The Fordham Institute committee evaluated the science standards — the educational goals — for all 49 states and the District of Columbia but was not charged with examining the underlying lesson plans, according to an institute spokeswoman.

Gross is former director of the marine biology laboratory at the Woods Hole Oceanographic Institution in Massachusetts and former provost of the University of Virginia.

Cochran could not be reached for comment, nor could Deborah Owens Fink, another board member who has been outspoken in favor of the lesson.

Gross said Ohio's grade would have been lower if his committee had seen the state's lesson.

Still, Ohio's grade will stand until the next national review, perhaps within two years, said Terry Ryan, vice president for Ohio programs and policy for the Fordham Institute.

Gross said Ohio's lesson is a joke.

"What this lesson does is to say to a student with brains, ‘Anything else you learn in science is as you got it, but evolution, we don't really know about that,' " he said.

The lesson, "Critical Analysis of Evolution," is one of 10 concerning evolution in the 10 thgrade curriculum. Critics say the lesson suggests that students debate the overall idea of evolution — instead of parts of it — and provides ideas to challenge the theory. It also lists several intelligent-design and creationist Web sites.
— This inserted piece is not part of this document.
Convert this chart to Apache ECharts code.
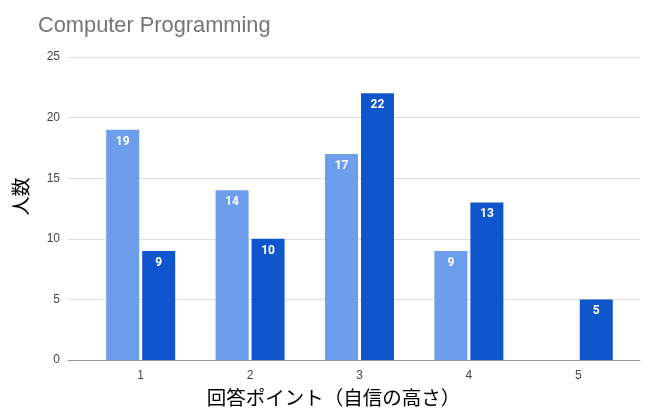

A spokesman for the Ohio Department of Education defended the standards and the lesson.

"The process respected opinions on all sides of the issue," J.C. Benton said. "We're going to stick with the B and move on."

Intelligent design is based on the idea that, because living things are so complex, they must have required intervention by an intelligent designer, possibly God.

Critics say this concept is a way to slip biblical creationism into schools.

Yesterday, the Discovery Institute, a Seattle organization that backs teaching intelligent design, issued a statement supporting the Ohio standards.

"Darwinists are now moving to censor Ohio's teaching of scientific evidence, which challenges Darwinian evolution," the statement said.

Ohio was among 19 states that earned an A or B in the latest Fordham Review, the State of State Science Standards 2005. California, Virginia, Massachusetts, South Carolina, Indiana, New York and New Mexico earned top marks.

Overall, Gross said, Ohio's science standards were verbose but good.

Washington University biologist Ursula Goodenough said she and the four other members of the Fordham Institute committee supported Gross' evaluation.

"There was this sentence that kept being repeated about how evolutionary theory would be given critical analysis," she said. "Science needs critical analysis. To single out evolutionary biology as needing critical analysis is stupid."